刃長 二尺四寸六分
反り 六分
元幅 一寸五厘
先幅 六分一厘
棟重ね 二分二厘
鎬重ね 二分五厘
金着二重ハバキ 白鞘付
腰印籠刻朱漆塗鞘打刀拵入
拵全長 三尺五寸
柄長 七寸七分
昭和四十年神奈川県登録
保存刀剣鑑定書
Hacho (Edge length) 74.6㎝
Sori (Curvature) approx. 1.82㎝
Moto-haba (Width at Ha-machi) approx. 3.18㎝
Saki-haba(Width at Kissaki) approx.1.85㎝
Kasane (Thickenss) approx. 0.76㎝
Gold foil double Habaki / Shirasaya
Koshi inro kizami shu urushi nuri saya,
uchigatana koshirae
Whole length: approx. 106cm
Hilt length: approx. 23.3cm
大和大掾貞行は豊後国高田の刀工で天正十九年の生まれ(注)。寛永十六年に大和大掾を受領、後に大和守に転じている。地鉄が細やかに均質に詰み、直刃、焼頭の揃った互の目などを焼いており、時に肥前刀を想わせる作品を遺している。

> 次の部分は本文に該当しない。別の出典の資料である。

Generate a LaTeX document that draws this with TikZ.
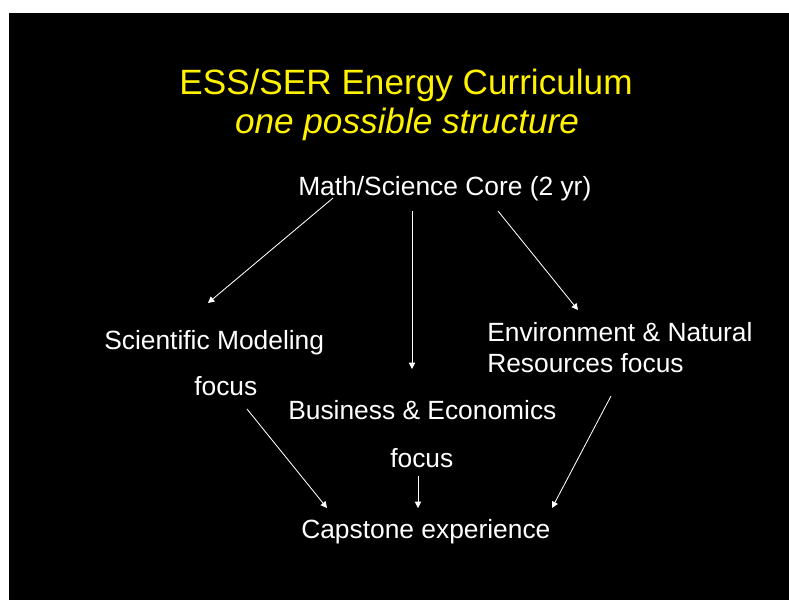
\documentclass[tikz,border=0pt]{standalone}
\usepackage{fontspec}
\setmainfont{Liberation Sans}
\usetikzlibrary{arrows.meta}
\begin{document}
\begin{tikzpicture}[x=0.025cm,y=-0.025cm,
  txt/.style={anchor=base west,inner sep=0pt,text=white,font=\fontsize{18.75}{22}\selectfont},
  ttl/.style={anchor=base,inner sep=0pt,text=yellow,font=\fontsize{25}{30}\selectfont},
  arr/.style={white,line width=0.6pt,-{Triangle[width=4.5pt,length=4.5pt]}}]
\fill[white](0,0)rectangle(789,600);
\fill[black](9,13)rectangle(789,600);
%
\node[ttl](title)at(406,94){ESS/SER Energy Curriculum};
\node[ttl,font=\fontsize{25}{30}\selectfont\itshape](sub)at(407,133){one possible structure};
%
\node[txt](core)at(298,195){Math/Science Core (2 yr)};
\node[txt](model)at(104,349){Scientific Modeling};
\node[txt](modelf)at(194,395){focus};
\node[txt](env)at(487,341){Environment \& Natural};
\node[txt](envf)at(487,372){Resources focus};
\node[txt](bus)at(288,419){Business \& Economics};
\node[txt](busf)at(390,467){focus};
\node[txt](cap)at(301,538){Capstone experience};
%
\coordinate(core-l)at(333,198);
\coordinate(core-m)at(412,211);
\coordinate(core-r)at(498,211);
\coordinate(model-t)at(208,303);
\coordinate(bus-t)at(412,369);
\coordinate(env-t)at(578,310);
\coordinate(model-b)at(247,409);
\coordinate(bus-b)at(418,476);
\coordinate(env-b)at(611,396);
\coordinate(cap-l)at(327,508);
\coordinate(cap-m)at(418,508);
\coordinate(cap-r)at(552,508);
%
\draw[arr](core-l)--(model-t);
\draw[arr](core-m)--(bus-t);
\draw[arr](core-r)--(env-t);
\draw[arr](model-b)--(cap-l);
\draw[arr](bus-b)--(cap-m);
\draw[arr](env-b)--(cap-r);
\end{tikzpicture}
\end{document}
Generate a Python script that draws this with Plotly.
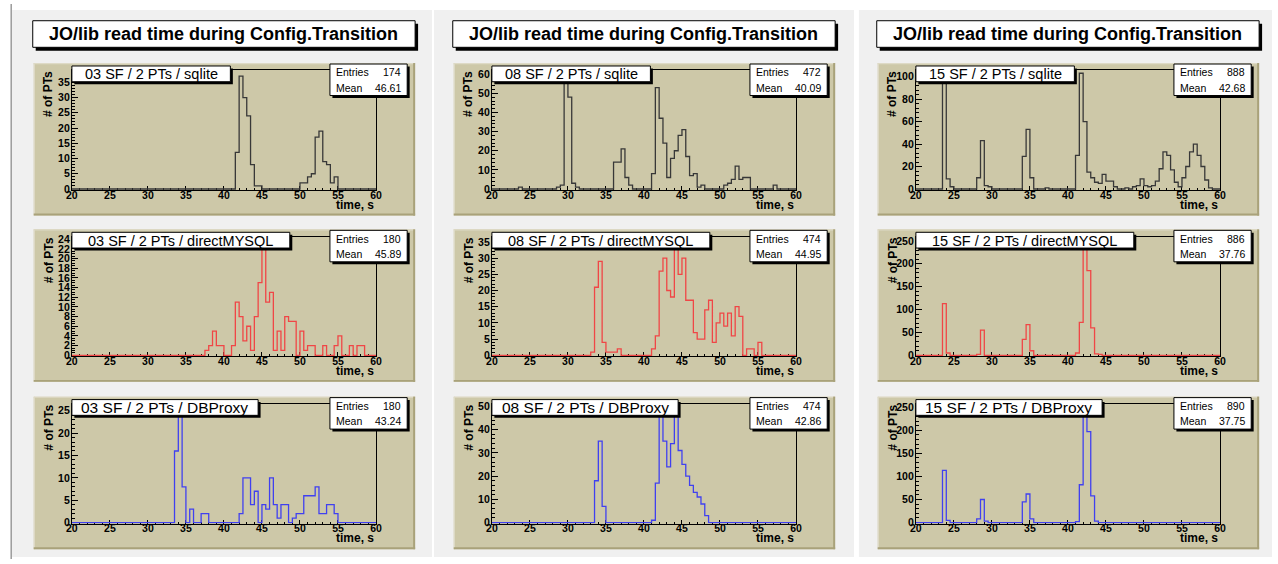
import plotly.graph_objects as go

W, H = 1278, 564

# ---------------------------------------------------------------- data
T_MIN, BIN_W = 20.0, 0.5          # histogram binning in seconds (80 bins, 20..60 s)

SETUPS = ["03 SF", "08 SF", "15 SF"]
BACKENDS = ["sqlite", "directMYSQL", "DBProxy"]
PAGE_TITLE = "JO/lib read time during Config.Transition"
X_TITLE = "time, s"
Y_TITLE = "# of PTs"

# counts per 0.5 s bin, one line of ten bins per 5 s (20-25, 25-30, ... 55-60)
sqlite_03 = [
    0, 0, 0, 0, 0, 0, 0, 0, 0, 0,
    0, 0, 0, 0, 0, 0, 0, 0, 0, 0,
    0, 0, 0, 0, 0, 0, 0, 0, 0, 0,
    0, 0, 0, 0, 0, 0, 0, 0, 0, 0,
    0, 0, 0, 12, 37, 30, 24, 8, 1, 1,
    0, 0, 0, 0, 0, 0, 0, 0, 0, 0,
    2, 2, 4, 5, 17, 19, 9, 8, 2, 4,
    0, 0, 0, 0, 0, 0, 0, 0, 0, 0,
]
mysql_03 = [
    0, 0, 0, 0, 0, 0, 0, 0, 0, 0,
    0, 0, 0, 0, 0, 0, 0, 0, 0, 0,
    0, 0, 0, 0, 0, 0, 0, 0, 0, 0,
    0, 0, 0, 0, 0, 1, 2, 5, 2, 2,
    0, 0, 2, 11, 8, 3, 6, 1, 8, 15,
    23, 11, 13, 1, 5, 1, 8, 7, 7, 0,
    5, 1, 2, 2, 0, 0, 2, 0, 0, 2,
    4, 0, 0, 2, 0, 2, 2, 0, 0, 0,
]
proxy_03 = [
    0, 0, 0, 0, 0, 0, 0, 0, 0, 0,
    0, 0, 0, 0, 0, 0, 0, 0, 0, 0,
    0, 0, 0, 0, 0, 0, 0, 16, 26, 8,
    0, 3, 0, 0, 2, 2, 0, 0, 0, 0,
    0, 0, 0, 0, 2, 10, 10, 4, 7, 0,
    4, 3, 10, 4, 1, 4, 4, 0, 1, 2,
    2, 6, 6, 6, 8, 2, 2, 4, 4, 2,
    0, 0, 0, 0, 0, 0, 0, 0, 0, 0,
]
sqlite_08 = [
    0, 0, 0, 0, 0, 0, 0, 1, 0, 0,
    0, 0, 0, 0, 0, 0, 0, 1, 2, 58,
    48, 3, 1, 0, 0, 0, 0, 0, 0, 0,
    0, 0, 14, 14, 21, 6, 2, 0, 0, 0,
    0, 0, 8, 53, 37, 24, 6, 16, 20, 28,
    31, 17, 7, 8, 1, 2, 0, 0, 0, 0,
    0, 2, 3, 5, 12, 5, 6, 6, 0, 0,
    0, 0, 0, 0, 2, 0, 0, 0, 0, 0,
]
mysql_08 = [
    0, 0, 0, 0, 0, 0, 0, 0, 0, 0,
    0, 0, 0, 0, 0, 0, 0, 0, 0, 0,
    0, 0, 0, 0, 0, 0, 1, 21, 29, 4,
    1, 1, 1, 2, 0, 0, 0, 0, 0, 0,
    0, 0, 2, 6, 26, 30, 20, 18, 85, 25,
    30, 17, 17, 7, 5, 5, 14, 17, 4, 10,
    13, 9, 13, 6, 15, 12, 0, 2, 2, 0,
    4, 0, 0, 0, 0, 0, 0, 0, 0, 0,
]
proxy_08 = [
    0, 0, 0, 0, 0, 0, 0, 0, 0, 0,
    0, 0, 0, 0, 0, 0, 0, 0, 0, 0,
    0, 0, 0, 0, 0, 0, 0, 18, 35, 7,
    0, 0, 0, 0, 0, 0, 0, 0, 0, 0,
    0, 0, 1, 17, 88, 35, 24, 34, 88, 31,
    25, 20, 16, 13, 11, 8, 3, 0, 0, 0,
    0, 0, 0, 0, 0, 0, 0, 0, 0, 0,
    0, 0, 0, 0, 0, 0, 0, 0, 0, 0,
]
sqlite_15 = [
    0, 0, 0, 0, 0, 0, 0, 110, 9, 2,
    0, 0, 0, 0, 0, 0, 10, 43, 3, 2,
    0, 0, 0, 0, 0, 0, 0, 0, 29, 53,
    10, 0, 0, 0, 1, 0, 0, 0, 0, 0,
    0, 0, 30, 103, 60, 15, 10, 6, 5, 13,
    7, 7, 2, 0, 0, 1, 0, 2, 3, 9,
    3, 2, 3, 7, 18, 33, 30, 17, 6, 2,
    10, 20, 33, 40, 30, 20, 8, 1, 0, 0,
]
mysql_15 = [
    0, 0, 0, 0, 0, 0, 0, 113, 5, 0,
    0, 0, 0, 0, 0, 0, 2, 55, 0, 0,
    0, 0, 0, 0, 0, 0, 0, 0, 35, 67,
    10, 0, 0, 0, 0, 0, 0, 0, 0, 0,
    0, 0, 5, 72, 272, 185, 60, 3, 2, 0,
    0, 0, 0, 0, 0, 0, 0, 0, 0, 0,
    0, 0, 0, 0, 0, 0, 0, 0, 0, 0,
    0, 0, 0, 0, 0, 0, 0, 0, 0, 0,
]
proxy_15 = [
    0, 0, 0, 0, 0, 0, 0, 113, 5, 0,
    0, 0, 0, 0, 0, 0, 8, 50, 3, 0,
    0, 0, 0, 0, 0, 0, 0, 0, 45, 62,
    8, 0, 0, 0, 0, 0, 0, 0, 0, 0,
    0, 0, 2, 82, 254, 197, 58, 3, 0, 0,
    0, 0, 0, 0, 0, 0, 0, 0, 0, 0,
    0, 0, 0, 0, 0, 0, 0, 0, 0, 0,
    0, 0, 0, 0, 0, 0, 0, 0, 0, 0,
]

# rows = backend, columns = setup
COUNTS = [
    [sqlite_03, sqlite_08, sqlite_15],
    [mysql_03, mysql_08, mysql_15],
    [proxy_03, proxy_08, proxy_15],
]
ENTRIES = [
    [174, 472, 888],
    [180, 474, 886],
    [180, 474, 890],
]
MEANS = [
    [46.61, 40.09, 42.68],
    [45.89, 44.95, 37.76],
    [43.24, 42.86, 37.75],
]

# ---------------------------------------------------------------- style
FONT = "Liberation Sans, Arial, Helvetica, sans-serif"
LINE_COLORS = ["#383838", "#f04646", "#4040f0"]
PAGE_BG = "#f0f0f0"
PAD_BG = "#cdc8a8"
PAD_DARK = "#a9a27a"
PAD_LIGHT = "#dedac6"

Y_TOP = [[38.9, 62.0, 105.5], [24.5, 36.6, 259.0], [26.5, 51.0, 257.0]]
Y_DTICK = [[5, 10, 20], [2, 5, 50], [5, 10, 50]]
Y_MINOR = [[1, 2, 4], [0.5, 1, 10], [1, 2, 10]]

# geometry in pixels
COL_SPAN = [(6, 430), (432, 856), (861, 1278)]
PANEL_Y = (6, 562)
PAD_X0 = [28, 452, 880]
PAD_Y0 = [60, 229, 399]
PAD_W, PAD_H = 385, 155
FRAME_DX, FRAME_W = 38.5, 307
FRAME_TOP_DY, FRAME_ZERO_DY = 7.5, 128
TBOX_W = [160, 220, 188]
TBOX_FS = [14.5, 14.5, 15.5]


def fx(x):
    return x / W


def fy(y):
    return 1 - y / H


def rect(x0, y0, x1, y1, fill, line=None, layer="above"):
    return dict(
        type="rect", xref="paper", yref="paper",
        x0=fx(x0), x1=fx(x1), y0=fy(y1), y1=fy(y0),
        fillcolor=fill, layer=layer,
        line=dict(width=0) if line is None else dict(color=line, width=1),
    )


def text(x, y, s, size, xanchor="center", yanchor="middle", bold=False, angle=0):
    return dict(
        x=fx(x), y=fy(y), xref="paper", yref="paper", text=s, showarrow=False,
        xanchor=xanchor, yanchor=yanchor, textangle=angle,
        font=dict(family=FONT, size=size, color="black",
                  weight="bold" if bold else "normal"),
    )


fig = go.Figure()
shapes, annotations = [], []
layout_axes = {}

# page columns
for c, (x0, x1) in enumerate(COL_SPAN):
    shapes.append(rect(x0, PANEL_Y[0], x1, PANEL_Y[1], PAGE_BG, layer="below"))
shapes.append(rect(4.5, 0, 6, H, "#9a9a9a", layer="below"))

for c in range(3):
    px0 = PAD_X0[c]
    # column title with drop shadow
    shapes.append(rect(px0 + 2, 20, px0 + 388, 47.5, "black"))
    shapes.append(rect(px0 - 1, 17, px0 + 385, 44, "white", line="black"))
    annotations.append(text(px0 + 192, 30.5, PAGE_TITLE, 18, bold=True))

    for r in range(3):
        py0 = PAD_Y0[r]
        k = r * 3 + c + 1
        xname = "x" if k == 1 else f"x{k}"
        yname = "y" if k == 1 else f"y{k}"

        # pad with raised border
        shapes.append(rect(px0, py0, px0 + PAD_W, py0 + PAD_H, PAD_BG, layer="below"))
        shapes.append(rect(px0, py0, px0 + PAD_W, py0 + 1.2, PAD_LIGHT, layer="below"))
        shapes.append(rect(px0, py0, px0 + 1.2, py0 + PAD_H, PAD_LIGHT, layer="below"))
        shapes.append(rect(px0 + PAD_W - 2, py0, px0 + PAD_W, py0 + PAD_H, PAD_DARK, layer="below"))
        shapes.append(rect(px0, py0 + PAD_H - 2, px0 + PAD_W, py0 + PAD_H, PAD_DARK, layer="below"))

        f_x0 = px0 + FRAME_DX
        f_x1 = f_x0 + FRAME_W
        f_top = py0 + FRAME_TOP_DY
        f_zero = py0 + FRAME_ZERO_DY
        ytop = Y_TOP[r][c]
        ybot = -ytop / 120.0
        f_bottom = f_zero + (f_zero - f_top) / 120.0

        counts = COUNTS[r][c]
        edges = [T_MIN + BIN_W * i for i in range(len(counts) + 1)]
        fig.add_trace(go.Scatter(
            x=edges, y=counts + counts[-1:], mode="lines",
            line=dict(color=LINE_COLORS[r], width=1.3, shape="hv"),
            xaxis=xname, yaxis=yname, hoverinfo="skip", showlegend=False,
        ))

        tickfont = dict(family=FONT, size=10.5, color="black", weight="bold")
        common = dict(
            showline=True, linecolor="black", linewidth=1, mirror=True,
            showgrid=False, zeroline=False, ticks="inside", tickcolor="black",
            tickwidth=1, tickfont=tickfont, layer="below traces", fixedrange=True,
        )
        layout_axes["xaxis" if k == 1 else f"xaxis{k}"] = dict(
            domain=[fx(f_x0), fx(f_x1)], anchor=yname, range=[20, 60],
            tick0=20, dtick=5, ticklen=4, ticklabelstandoff=-5,
            minor=dict(dtick=1, tick0=20, ticks="inside", ticklen=2,
                       tickcolor="black", showgrid=False),
            **common,
        )
        layout_axes["yaxis" if k == 1 else f"yaxis{k}"] = dict(
            domain=[fy(f_bottom), fy(f_top)], anchor=xname, range=[ybot, ytop],
            tick0=0, dtick=Y_DTICK[r][c], ticklen=6, ticklabelstandoff=-1,
            minor=dict(dtick=Y_MINOR[r][c], tick0=0, ticks="inside", ticklen=3,
                       tickcolor="black", showgrid=False),
            **common,
        )

        # histogram title box
        tb_y0, tb_y1 = py0 + 3, py0 + 19
        shapes.append(rect(f_x0 + 2.5, tb_y0 + 2.5, f_x0 + TBOX_W[r] + 2.5, tb_y1 + 2.5, "black"))
        shapes.append(rect(f_x0, tb_y0, f_x0 + TBOX_W[r], tb_y1, "white", line="black"))
        annotations.append(text(f_x0 + TBOX_W[r] / 2, (tb_y0 + tb_y1) / 2 + 0.5,
                                f"{SETUPS[c]} / 2 PTs / {BACKENDS[r]}", TBOX_FS[r]))

        # statistics box
        sb_x1 = px0 + PAD_W - 8
        sb_x0 = sb_x1 - 78
        sb_y0, sb_y1 = py0 + 1, py0 + 33
        shapes.append(rect(sb_x0 + 2.5, sb_y0 + 2.5, sb_x1 + 2.5, sb_y1 + 2.5, "black"))
        shapes.append(rect(sb_x0, sb_y0, sb_x1, sb_y1, "white", line="black"))
        annotations.append(text(sb_x0 + 4, py0 + 9.5, "Entries", 10.5, xanchor="left"))
        annotations.append(text(sb_x1 - 4, py0 + 9.5, f"{ENTRIES[r][c]}", 10.5, xanchor="right"))
        annotations.append(text(sb_x0 + 4, py0 + 25, "Mean", 10.5, xanchor="left"))
        annotations.append(text(sb_x1 - 4, py0 + 25, f"{MEANS[r][c]:.2f}", 10.5, xanchor="right"))

        # axis titles
        annotations.append(text(f_x1, f_zero + 16, X_TITLE, 12, xanchor="right", bold=True))
        annotations.append(text(px0 + 15, f_top - 1, Y_TITLE, 12, yanchor="top",
                                bold=True, angle=-90))

fig.update_layout(
    width=W, height=H, autosize=False,
    margin=dict(l=0, r=0, t=0, b=0, pad=0),
    paper_bgcolor="white", plot_bgcolor="rgba(0,0,0,0)",
    showlegend=False, shapes=shapes, annotations=annotations,
    **layout_axes,
)

fig.write_html("out.html", config={"displayModeBar": False},
               post_script="document.body.style.margin='0';")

この刀は、寸法が長くバランス良く腰元に反りが付き、小鋒に鋭く結び、重ねしっかりと鎬筋が立った、太刀を想わせる伸びやかな造り込み。幕末動乱の時代に活躍したものであろう、手持ちが良い。杢を交えた板目鍛えの地鉄は、緊密に詰みながらも鮮明な地景が現れて躍動感に満ち、刀身下半に映りが立つ。刃文は足の長く射す互の目乱で、焼頭に高低抑揚が付き、尖刃、腰の括れた蛙子状の刃が交じり、所々鎬地にまで飛焼が入り、浅い棟焼を施して武用に徹した構成。帽子は浅く乱れ込んで先掃き掛けごころにごく浅く返る。匂口の冴えた明るい焼刃は、光を受けると一段と冴え、刃縁の所々に小沸が叢付き、小沸と匂が充満した刃中に無数の足が射し、淡く刃肌が現れて足を斬るように細い金線が流れ掛かる。差表の中ほどには地中に匂筋状の飛焼が交じって景色となっている。
附されている拵は、朱の潤塗の腰元のみ幅の狭い印籠刻みを施して茶に塗り分けた意匠。鐺に金具を設けて切先部分の保護としている。